» AIM: Copy out the entries in full and with complete accuracy; pictures are excluded.

» PROVIDED RECORDS:
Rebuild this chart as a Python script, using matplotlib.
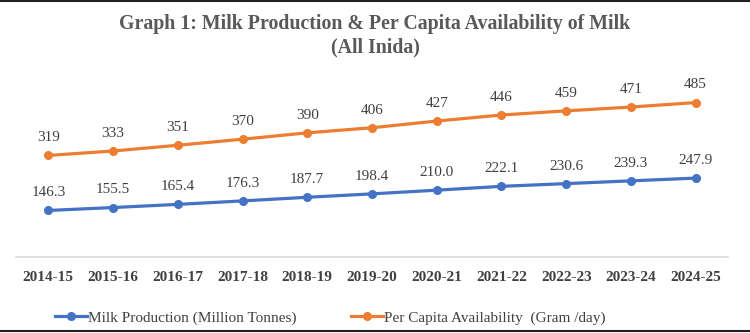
import matplotlib.pyplot as plt
from matplotlib.lines import Line2D

years = ['2014-15', '2015-16', '2016-17', '2017-18', '2018-19', '2019-20',
         '2020-21', '2021-22', '2022-23', '2023-24', '2024-25']
milk_production = [146.3, 155.5, 165.4, 176.3, 187.7, 198.4, 210.0, 222.1, 230.6, 239.3, 247.9]
per_capita = [319, 333, 351, 370, 390, 406, 427, 446, 459, 471, 485]

plt.rcParams['font.family'] = ['Liberation Serif', 'DejaVu Serif']

fig = plt.figure(figsize=(7.5, 3.33), dpi=100)
ax = fig.add_axes([0.0213, 0.228, 0.9494, 0.574])

x = range(len(years))
ax.plot(x, milk_production, color='#4472C4', lw=2.3, marker='o', ms=5.5,
        label='Milk Production (Million Tonnes)')
ax.plot(x, per_capita, color='#ED7D31', lw=2.3, marker='o', ms=5.5,
        label='Per Capita Availability  (Gram /day)')

for i in x:
    ax.annotate(f'{milk_production[i]:.1f}', (i, milk_production[i]), xytext=(0, 8),
                textcoords='offset points', ha='center', va='bottom',
                fontsize=11, color='#404040')
    ax.annotate(f'{per_capita[i]}', (i, per_capita[i]), xytext=(0, 8),
                textcoords='offset points', ha='center', va='bottom',
                fontsize=11, color='#404040')

ax.set_xlim(-0.5, len(years) - 0.5)
ax.set_ylim(0, 600)
ax.set_xticks(list(x))
ax.set_xticklabels(years, fontsize=11, fontweight='bold', color='#404040')
ax.tick_params(axis='x', length=0, pad=10)
ax.set_yticks([])
for s in ['top', 'right', 'left']:
    ax.spines[s].set_visible(False)
ax.spines['bottom'].set_color('#D9D9D9')
ax.spines['bottom'].set_linewidth(1.2)

fig.text(0.5, 0.928, 'Graph 1: Milk Production & Per Capita Availability of Milk',
         ha='center', va='center', fontsize=14.3, fontweight='bold', color='#595959')
fig.text(0.5, 0.857, '(All Inida)', ha='center', va='center',
         fontsize=14.3, fontweight='bold', color='#595959')

fig.legend(loc='center', bbox_to_anchor=(0.44, 0.045), ncol=2, frameon=False,
           fontsize=11, labelcolor='#404040', handlelength=2.1,
           handletextpad=0.05, columnspacing=3.6)

# top and bottom frame lines
fig.add_artist(Line2D([0, 1], [0.996, 0.996], color='#222222', lw=1.5))
fig.add_artist(Line2D([0, 1], [0.006, 0.006], color='#222222', lw=1.5))

fig.savefig('out.png', dpi=100)
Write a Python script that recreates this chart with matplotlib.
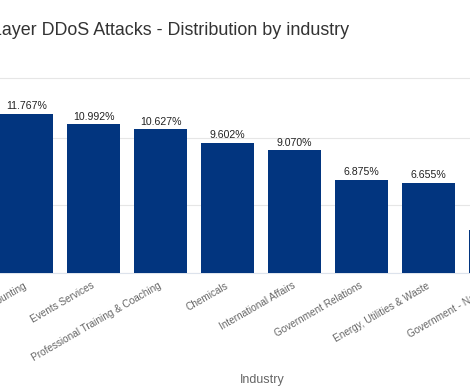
import numpy as np
import matplotlib.pyplot as plt

plt.rcParams['font.family'] = ['Liberation Sans', 'DejaVu Sans']

# data (the chart is cropped on both sides)
industries = ["Accounting", "Events Services", "Professional Training & Coaching",
              "Chemicals", "International Affairs", "Government Relations",
              "Energy, Utilities & Waste", "Government - National"]
shares = [11.767, 10.992, 10.627, 9.602, 9.070, 6.875, 6.655, 3.19]

BAR_COLOR = "#02357f"
GRID_COLOR = "#e6e6e6"

W, H = 470, 392
PX_PER_CAT = 67
fig = plt.figure(figsize=(W / 100, H / 100), dpi=100)
# axes run past the right edge so the last (cropped) tick label still gets drawn
AX_W = 1.25
ax = fig.add_axes([0, (H - 273) / H, AX_W, (273 - 78) / H])

x = np.arange(len(industries))
bars = ax.bar(x, shares, width=0.79, color=BAR_COLOR, zorder=3)

for xi, v in zip(x, shares):
    ax.annotate(f"{v:.3f}%", (xi, v), textcoords="offset points", xytext=(0, 2),
                ha='center', va='bottom', fontsize=7.6, color="#222222",
                annotation_clip=False)

ax.set_yticks([0, 5, 10])
ax.yaxis.set_tick_params(length=0, labelleft=False)
ax.grid(axis='y', color=GRID_COLOR, linewidth=0.8, zorder=0)

ax.set_xticks(x)
ax.set_xticklabels(industries, rotation=30, ha='right', rotation_mode='anchor',
                   va='center', fontsize=7.2, color="#666666")
ax.tick_params(axis='x', length=0, pad=8.5)

# limits after the ticks, so set_xticks does not widen them
x0 = -26.5 / PX_PER_CAT
ax.set_xlim(x0, x0 + AX_W * W / PX_PER_CAT)
ax.set_ylim(0, 14.42)
ax.axhline(14.42, color=GRID_COLOR, linewidth=0.8, clip_on=False)

for side in ['top', 'left', 'right']:
    ax.spines[side].set_visible(False)
ax.spines['bottom'].set_color("#dde3ec")
ax.spines['bottom'].set_linewidth(0.8)

fig.text(262 / W, (H - 380) / H, "Industry", ha='center', va='center',
         fontsize=9, color="#666666")

fig.text(349 / W, (H - 35) / H,
         "Application Layer DDoS Attacks - Distribution by industry",
         ha='right', va='baseline', fontsize=12.9, color="#333333")

fig.savefig("out.png", dpi=100)
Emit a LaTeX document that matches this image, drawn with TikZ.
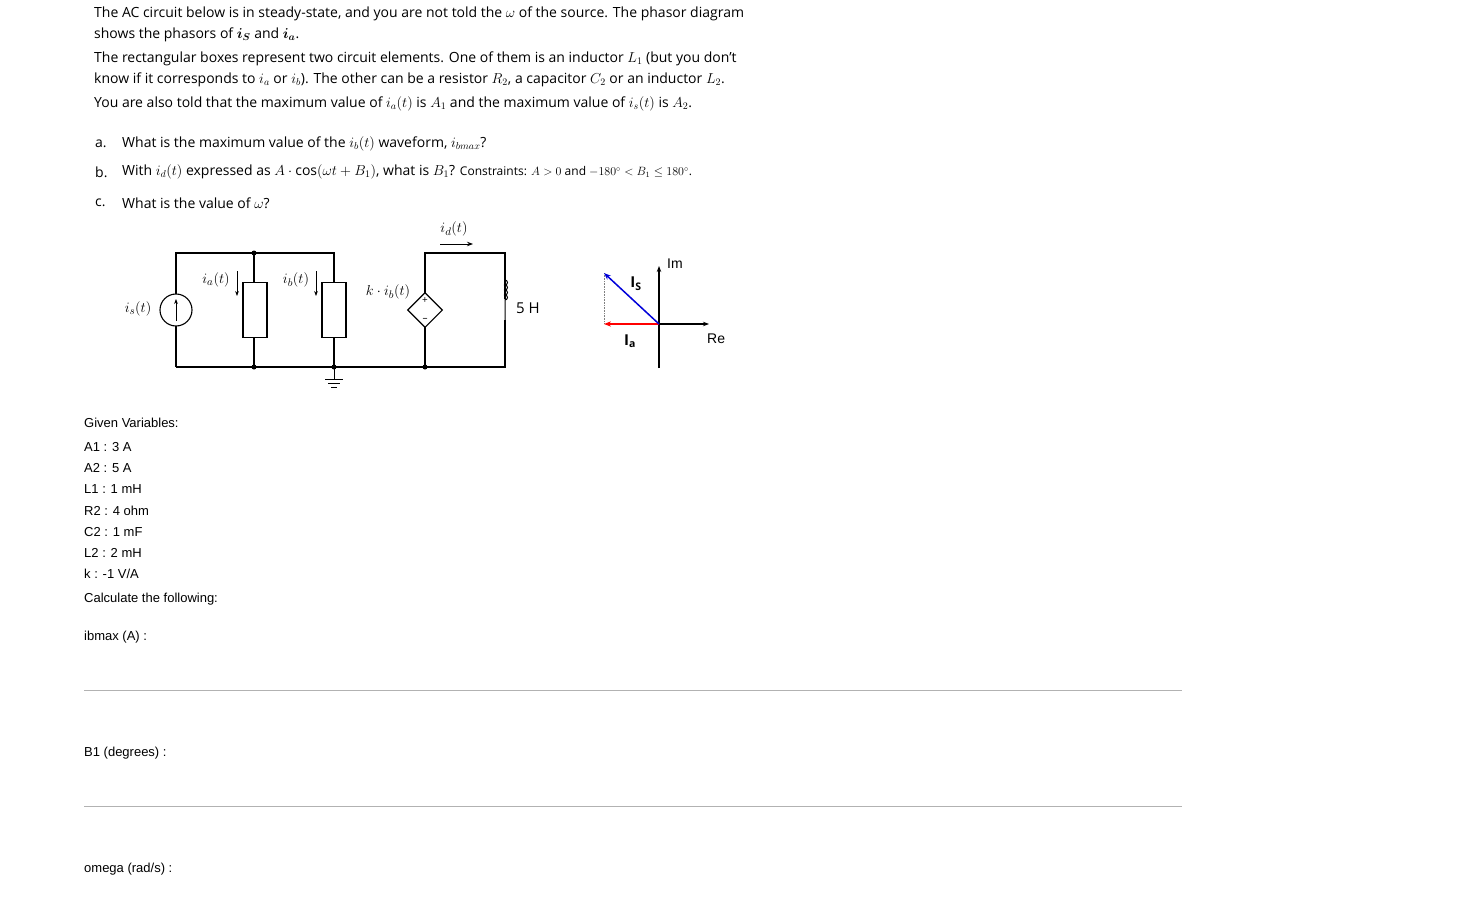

» ANSWER FOR THIS EXERCISE:
Rebuild this chart as a Python script, using matplotlib.
import matplotlib.pyplot as plt
from matplotlib.lines import Line2D

years = ['2014-15', '2015-16', '2016-17', '2017-18', '2018-19', '2019-20',
         '2020-21', '2021-22', '2022-23', '2023-24', '2024-25']
milk_production = [146.3, 155.5, 165.4, 176.3, 187.7, 198.4, 210.0, 222.1, 230.6, 239.3, 247.9]
per_capita = [319, 333, 351, 370, 390, 406, 427, 446, 459, 471, 485]

plt.rcParams['font.family'] = ['Liberation Serif', 'DejaVu Serif']

fig = plt.figure(figsize=(7.5, 3.33), dpi=100)
ax = fig.add_axes([0.0213, 0.228, 0.9494, 0.574])

x = range(len(years))
ax.plot(x, milk_production, color='#4472C4', lw=2.3, marker='o', ms=5.5,
        label='Milk Production (Million Tonnes)')
ax.plot(x, per_capita, color='#ED7D31', lw=2.3, marker='o', ms=5.5,
        label='Per Capita Availability  (Gram /day)')

for i in x:
    ax.annotate(f'{milk_production[i]:.1f}', (i, milk_production[i]), xytext=(0, 8),
                textcoords='offset points', ha='center', va='bottom',
                fontsize=11, color='#404040')
    ax.annotate(f'{per_capita[i]}', (i, per_capita[i]), xytext=(0, 8),
                textcoords='offset points', ha='center', va='bottom',
                fontsize=11, color='#404040')

ax.set_xlim(-0.5, len(years) - 0.5)
ax.set_ylim(0, 600)
ax.set_xticks(list(x))
ax.set_xticklabels(years, fontsize=11, fontweight='bold', color='#404040')
ax.tick_params(axis='x', length=0, pad=10)
ax.set_yticks([])
for s in ['top', 'right', 'left']:
    ax.spines[s].set_visible(False)
ax.spines['bottom'].set_color('#D9D9D9')
ax.spines['bottom'].set_linewidth(1.2)

fig.text(0.5, 0.928, 'Graph 1: Milk Production & Per Capita Availability of Milk',
         ha='center', va='center', fontsize=14.3, fontweight='bold', color='#595959')
fig.text(0.5, 0.857, '(All Inida)', ha='center', va='center',
         fontsize=14.3, fontweight='bold', color='#595959')

fig.legend(loc='center', bbox_to_anchor=(0.44, 0.045), ncol=2, frameon=False,
           fontsize=11, labelcolor='#404040', handlelength=2.1,
           handletextpad=0.05, columnspacing=3.6)

# top and bottom frame lines
fig.add_artist(Line2D([0, 1], [0.996, 0.996], color='#222222', lw=1.5))
fig.add_artist(Line2D([0, 1], [0.006, 0.006], color='#222222', lw=1.5))

fig.savefig('out.png', dpi=100)
Write a Python script that recreates this chart with matplotlib.
import numpy as np
import matplotlib.pyplot as plt

plt.rcParams['font.family'] = ['Liberation Sans', 'DejaVu Sans']

# data (the chart is cropped on both sides)
industries = ["Accounting", "Events Services", "Professional Training & Coaching",
              "Chemicals", "International Affairs", "Government Relations",
              "Energy, Utilities & Waste", "Government - National"]
shares = [11.767, 10.992, 10.627, 9.602, 9.070, 6.875, 6.655, 3.19]

BAR_COLOR = "#02357f"
GRID_COLOR = "#e6e6e6"

W, H = 470, 392
PX_PER_CAT = 67
fig = plt.figure(figsize=(W / 100, H / 100), dpi=100)
# axes run past the right edge so the last (cropped) tick label still gets drawn
AX_W = 1.25
ax = fig.add_axes([0, (H - 273) / H, AX_W, (273 - 78) / H])

x = np.arange(len(industries))
bars = ax.bar(x, shares, width=0.79, color=BAR_COLOR, zorder=3)

for xi, v in zip(x, shares):
    ax.annotate(f"{v:.3f}%", (xi, v), textcoords="offset points", xytext=(0, 2),
                ha='center', va='bottom', fontsize=7.6, color="#222222",
                annotation_clip=False)

ax.set_yticks([0, 5, 10])
ax.yaxis.set_tick_params(length=0, labelleft=False)
ax.grid(axis='y', color=GRID_COLOR, linewidth=0.8, zorder=0)

ax.set_xticks(x)
ax.set_xticklabels(industries, rotation=30, ha='right', rotation_mode='anchor',
                   va='center', fontsize=7.2, color="#666666")
ax.tick_params(axis='x', length=0, pad=8.5)

# limits after the ticks, so set_xticks does not widen them
x0 = -26.5 / PX_PER_CAT
ax.set_xlim(x0, x0 + AX_W * W / PX_PER_CAT)
ax.set_ylim(0, 14.42)
ax.axhline(14.42, color=GRID_COLOR, linewidth=0.8, clip_on=False)

for side in ['top', 'left', 'right']:
    ax.spines[side].set_visible(False)
ax.spines['bottom'].set_color("#dde3ec")
ax.spines['bottom'].set_linewidth(0.8)

fig.text(262 / W, (H - 380) / H, "Industry", ha='center', va='center',
         fontsize=9, color="#666666")

fig.text(349 / W, (H - 35) / H,
         "Application Layer DDoS Attacks - Distribution by industry",
         ha='right', va='baseline', fontsize=12.9, color="#333333")

fig.savefig("out.png", dpi=100)
Emit a LaTeX document that matches this image, drawn with TikZ.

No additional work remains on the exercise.